Oil Search Ltd. abandons plans for gas pipeline from PNG to Australia -
SYDNEY, Australia: A 2.5 billion Australian dollar (US$1.93 billion; €1.5 billion) plan to pipe natural gas more than 3,000 kilometers (1,865 miles) from Papua New Guinea's southern highlands to Australia has been abandoned, the company involved announced Thursday.
Oil Search Ltd., Papua New Guinea's largest oil and gas producer, said it had completed a review of the PNG Gas Project and decided to suspend work because other options for liquid natural gas found in the region had "demonstrably higher value and return potential."

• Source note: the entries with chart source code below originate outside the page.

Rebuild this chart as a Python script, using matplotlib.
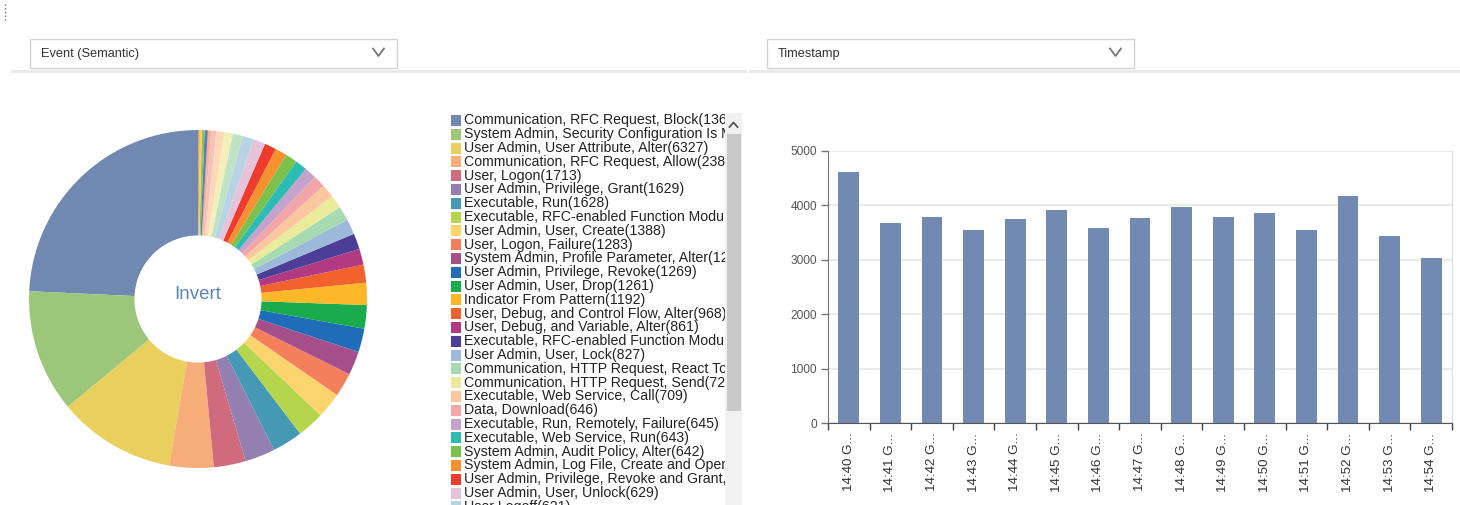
import numpy as np
import matplotlib.pyplot as plt
from matplotlib.patches import Rectangle

plt.rcParams['font.family'] = ['Liberation Sans', 'DejaVu Sans']

W, H = 1460, 505

# events by semantic type, largest first
event_names = [
    'Communication, RFC Request, Block',
    'System Admin, Security Configuration Is Modified',
    'User Admin, User Attribute, Alter',
    'Communication, RFC Request, Allow',
    'User, Logon',
    'User Admin, Privilege, Grant',
    'Executable, Run',
    'Executable, RFC-enabled Function Module, Call',
    'User Admin, User, Create',
    'User, Logon, Failure',
    'System Admin, Profile Parameter, Alter',
    'User Admin, Privilege, Revoke',
    'User Admin, User, Drop',
    'Indicator From Pattern',
    'User, Debug, and Control Flow, Alter',
    'User, Debug, and Variable, Alter',
    'Executable, RFC-enabled Function Module, Call, Failure',
    'User Admin, User, Lock',
    'Communication, HTTP Request, React To',
    'Communication, HTTP Request, Send',
    'Executable, Web Service, Call',
    'Data, Download',
    'Executable, Run, Remotely, Failure',
    'Executable, Web Service, Run',
    'System Admin, Audit Policy, Alter',
    'System Admin, Log File, Create and Open',
    'User Admin, Privilege, Revoke and Grant, Failure',
    'User Admin, User, Unlock',
    'User Logoff',
    'User, Password, Change',
    'Data, Upload',
    'Executable, Report, Run',
    'User Admin, User, Delete',
    'User, Logon, Locked',
    'System, Start',
    'Executable, Transaction, Start',
    'Data, Read, Failure',
    'System, Stop',
]
event_counts = [
    13650, 6610, 6327, 2384, 1713, 1629, 1628, 1452, 1388, 1283,
    1275, 1269, 1261, 1192, 968, 861, 845, 827, 768, 724,
    709, 646, 645, 643, 642, 636, 632, 629, 621, 535,
    448, 437, 268, 183, 176, 142, 118, 91,
]
event_colors = [
    '#7189b0', '#9cc77a', '#e9cf5d', '#f6ad78', '#d06a7d', '#957fb1',
    '#4599b4', '#b5d54c', '#fcd46d', '#f37f5d', '#a54e89', '#1f6db8',
    '#19ab4c', '#fdb82a', '#f2622f', '#b13a82', '#4c3e96', '#9cb9d9',
    '#a6dbb1', '#eaeb9b', '#fbc7a0', '#f2a6a7', '#c6a3cd', '#2dbbb5',
    '#7cc14b', '#f7912f', '#ed3b2d', '#e7c3da', '#b8d3e4', '#bfe3c4',
    '#f2f0b8', '#fdd9b8', '#f6c0c0', '#f9b38c', '#5a7fb8', '#8cc060',
    '#efd060', '#f4a050',
]

# events per minute
minutes = ['14:40', '14:41', '14:42', '14:43', '14:44', '14:45', '14:46', '14:47',
           '14:48', '14:49', '14:50', '14:51', '14:52', '14:53', '14:54']
minute_counts = [4613, 3682, 3792, 3540, 3743, 3914, 3577, 3767,
                 3976, 3792, 3853, 3553, 4166, 3430, 3025]
y_ticks = [0, 1000, 2000, 3000, 4000, 5000]

fig = plt.figure(figsize=(W / 100, H / 100), dpi=100)


def px_axes(x0, y0, x1, y1, **kw):
    # axes placed by pixel box, y measured from the top
    return fig.add_axes([x0 / W, 1 - y1 / H, (x1 - x0) / W, (y1 - y0) / H], **kw)


# page furniture: drop-downs, separators, scrollbar
bg = px_axes(0, 0, W, H)
bg.set_xlim(0, W)
bg.set_ylim(H, 0)
bg.axis('off')

bg.plot([5, 5], [4, 22], ls=':', color='#777777', lw=1)
for x0, title in [(30, 'Event (Semantic)'), (767, 'Timestamp')]:
    bg.add_patch(Rectangle((x0, 39), 367, 29, fc='white', ec='#d2d2d2', lw=1))
    bg.text(x0 + 11, 53.5, title, fontsize=9.2, color='#333333', va='center')
    bg.plot([x0 + 343, x0 + 348.5, x0 + 354], [48.5, 56, 48.5], color='#777777', lw=1.3)
bg.plot([12, 745], [70.5, 70.5], color='#e8e8e8', lw=2)
bg.plot([750, 1460], [70.5, 70.5], color='#e8e8e8', lw=2)

bg.add_patch(Rectangle((725, 113), 17, 392, fc='#f1f1f1', ec='none'))
bg.add_patch(Rectangle((726.5, 134), 14, 277, fc='#c9c9c9', ec='none'))
bg.plot([729.5, 733.5, 737.5], [127, 122.5, 127], color='#555555', lw=1.3)

# donut
pax = px_axes(28, 129, 368, 469)
pax.pie(event_counts, colors=event_colors, startangle=90, counterclock=True,
        radius=0.994, wedgeprops=dict(width=0.62, linewidth=0))
pax.set_xlim(-1, 1)
pax.set_ylim(-1, 1)
pax.text(0, 0.025, 'Invert', ha='center', va='center', fontsize=13.5, color='#5a86b8')

# legend list, clipped like a scrolling panel
leg = px_axes(448, 112, 725, 505)
leg.set_xlim(448, 725)
leg.set_ylim(505, 112)
leg.axis('off')
for i, (name, n, c) in enumerate(zip(event_names, event_counts, event_colors)):
    y = 120.5 + i * 13.8
    leg.add_patch(Rectangle((451, y - 5.5), 10, 11, fc=c, ec='none', clip_on=True))
    leg.text(464, y, f'{name}({n})', fontsize=10.2, color='#222222', va='center',
             clip_on=True)

# bars per minute
bax = px_axes(828, 151, 1452, 423)
x = np.arange(len(minutes))
bax.bar(x, minute_counts, width=0.5, color='#728ab1', zorder=2)
bax.set_xlim(-0.5, len(minutes) - 0.5)
bax.set_ylim(0, 5000)
bax.set_yticks(y_ticks)
bax.yaxis.grid(True, color='#e8e8e8', lw=1.3)
bax.set_axisbelow(True)
bax.spines['top'].set_visible(False)
bax.spines['left'].set_color('#777777')
bax.spines['bottom'].set_color('#555555')
bax.spines['right'].set_color('#dddddd')
bax.tick_params(axis='y', length=5, width=1, color='#777777', pad=3,
                labelsize=8.6, labelcolor='#555555')
bax.set_xticks(x)
bax.set_xticklabels([f'{m} G...' for m in minutes], rotation=90)
bax.set_xticks(np.arange(-0.5, len(minutes)), minor=True)
bax.tick_params(axis='x', which='major', length=0, pad=7, labelsize=9.6,
                labelcolor='#333333')
bax.tick_params(axis='x', which='minor', length=5, width=1, color='#444444')

fig.savefig('out.png', dpi=100)
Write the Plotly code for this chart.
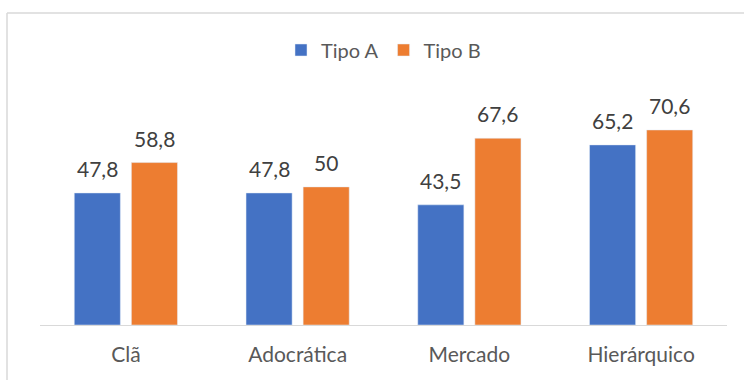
import plotly.graph_objects as go

categories = ["Clã", "Adocrática", "Mercado", "Hierárquico"]
tipo_a = [47.8, 47.8, 43.5, 65.2]
tipo_b = [58.8, 50, 67.6, 70.6]

BLUE = "#4472C4"
ORANGE = "#ED7D31"
FONT = "Lato, 'Noto Sans', sans-serif"


def fmt(v):
    return f"{v:g}".replace(".", ",")


fig = go.Figure()
fig.add_trace(go.Bar(name="Tipo A", x=categories, y=tipo_a, marker_color=BLUE))
fig.add_trace(go.Bar(name="Tipo B", x=categories, y=tipo_b, marker_color=ORANGE))

# value labels above each bar, shifted onto the bar of its series
annotations = []
for series, shift in ((tipo_a, -28.5), (tipo_b, 28.5)):
    for cat, v in zip(categories, series):
        annotations.append(dict(
            x=cat, y=v, text=fmt(v), showarrow=False,
            xanchor="center", yanchor="bottom", xshift=shift, yshift=10,
            font=dict(family=FONT, size=21, color="#404040"),
        ))

W, H = 744, 380
ml, mr, mt, mb = 40, 17, 104, 55
pw, ph = W - ml - mr, H - mt - mb

# chart frame: top and left edges (the rest lies outside the page)
fx0 = (7 - ml) / pw
fy1 = (mt + ph - 13) / ph
frame = dict(color="#D9D9D9", width=1.5)
shapes = [
    dict(type="line", xref="paper", yref="paper", x0=fx0, x1=(W + 60 - ml) / pw,
         y0=fy1, y1=fy1, line=frame, layer="below"),
    dict(type="line", xref="paper", yref="paper", x0=fx0, x1=fx0,
         y0=-(H + 60 - mt - ph) / ph, y1=fy1, line=frame, layer="below"),
]

fig.update_layout(
    width=W, height=H,
    margin=dict(l=ml, r=mr, t=mt, b=mb),
    paper_bgcolor="white", plot_bgcolor="white",
    barmode="group", bargap=0.335, bargroupgap=0.193,
    showlegend=True,
    legend=dict(
        orientation="h", x=0.5, xanchor="center",
        y=(mt + ph - 50) / ph, yanchor="middle",
        font=dict(family=FONT, size=20, color="#595959"),
        itemwidth=30, traceorder="normal",
    ),
    annotations=annotations,
    xaxis=dict(
        showline=True, linecolor="#D9D9D9", linewidth=1,
        ticks="", showgrid=False,
        tickfont=dict(family=FONT, size=21, color="#595959"),
        ticklabelstandoff=11,
    ),
    yaxis=dict(range=[0, 80], visible=False, showgrid=False),
    shapes=shapes,
)

fig.write_html("out.html")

"It is clear that the alternative development options, including LNG, petrochemicals and other in-country options, which were not present two years ago, are now demonstrably more attractive and cannot be ignored," Oil Search Ltd.'s managing director Peter Botten said in a statement.
Oil Search said that with the global price of liquid natural gas soaring and gas prices in Australia remaining low, the partners in the PNG Gas Project — Oil Search, U.S.-based Exxon Mobil Corp., Australia's AGL Energy Ltd., Japan's Nippon Oil Corp. and the Papua New Guinea government — decided the pipeline no longer made financial sense.
Talks had started with Exxon Mobil on potential joint ventures to develop the Hides, Angore, Kutubu and Juha gas fields in the South Pacific island nation's central highlands.
Oil Search had been seeking expressions of interest for its plans to build a pipeline from the fields to the Papua New Guinea coast, under the Torres Strait and then to Mount Isa in Australia's Queensland state.
But project has been floundering since the developers of the Australian section of the pipeline, AGL Energy and Malaysia's Petronas Gas Bhd., put work on hold as construction costs soared.
Botten said the submissions it received confirmed the company's belief that the project was still "an attractive investment option based on appropriate cost control and continued strong market support," and AGL said it still believes the project remains viable in the long term.